Security officers forcibly broke up a sit-in on Monday held by Nile University students at the Zewail City of Science and Technology campus, arresting six of the demonstrators.
According to Al-Masry Al-Youm, security forces prevented journalists from filming the incident, and refused to let journalists inside the campus.
Since late August, Nile University students had been protesting the public prosecutor’s decision to hand the campus over to Nobel Laureate Ahmed Zewail. The demonstrators claimed that the Nile University administration had paid LE62 million for the right to use the campus for 99 years, and demanded that their campus remain in Zewail City and that they be allowed to use its laboratories and facilities.
Administrators of the Zewail City project had promised that Nile University students would be given access to the facilities, but there is no guarantee that this will happen.

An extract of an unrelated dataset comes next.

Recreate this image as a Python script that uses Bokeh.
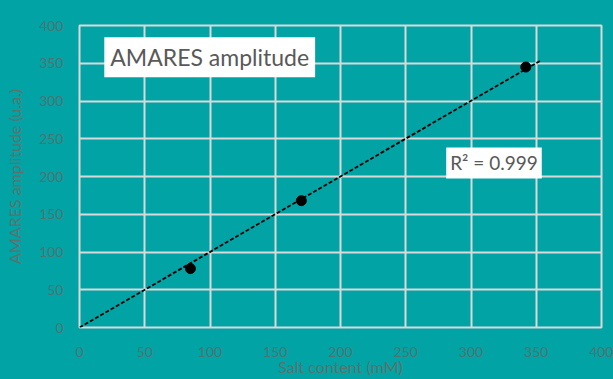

Nile University has been left in limbo, without a home campus, pending a license.
Mohamed Ibrahim, one of the students at the sit-in, said that the head of the Giza security department came to the campus on Monday afternoon with dozens of Central Security Forces personnel.
“They requested that we end the sit-in — we rejected. We still insist on standing our ground until the university is given back to those who have the right to it,” Ibrahim said.
Abdel Aziz Hegazy, chairman of the Nile University Board of Trustees, refused to comment on the security authorities’ attempt to disband the sit-in.
The university’s parents and guardians council announced it was awaiting a decree by President Mohamed Morsy to restore the campus to Nile University.
Zewail, head of the Zewail City project, tweeted that he did not interfere in the decisions of the ministerial committee appointed with deciding the fate of the campus, and was hoping that the committee would reach a final resolution without any impediment.
He stressed, however, that he opposed the use of violence against any demonstrating students.
The ministerial committee appointed by Prime Minister Hesham Qandil had recommended to “allow Nile University to use the buildings and laboratories of the 6th of October Education City for a year, with pay, until its positions are adjusted as a private university, and to allow Zewail City of Science and Technology to use the buildings [in Smart Village], with pay, for a year, until the law governing it is issued.”
According to the state-owned newspaper Al-Akhbar, in 2006 former Prime Minister Ahmed Nazif gave a plot of land to Nile University that had had been designated for the Zewail City of Science and Technology project in 2000.
After the 25 January revolution, however, Prime Minister Essam Sharaf granted the land back to Zewail City and moved Nile University to Smart Village.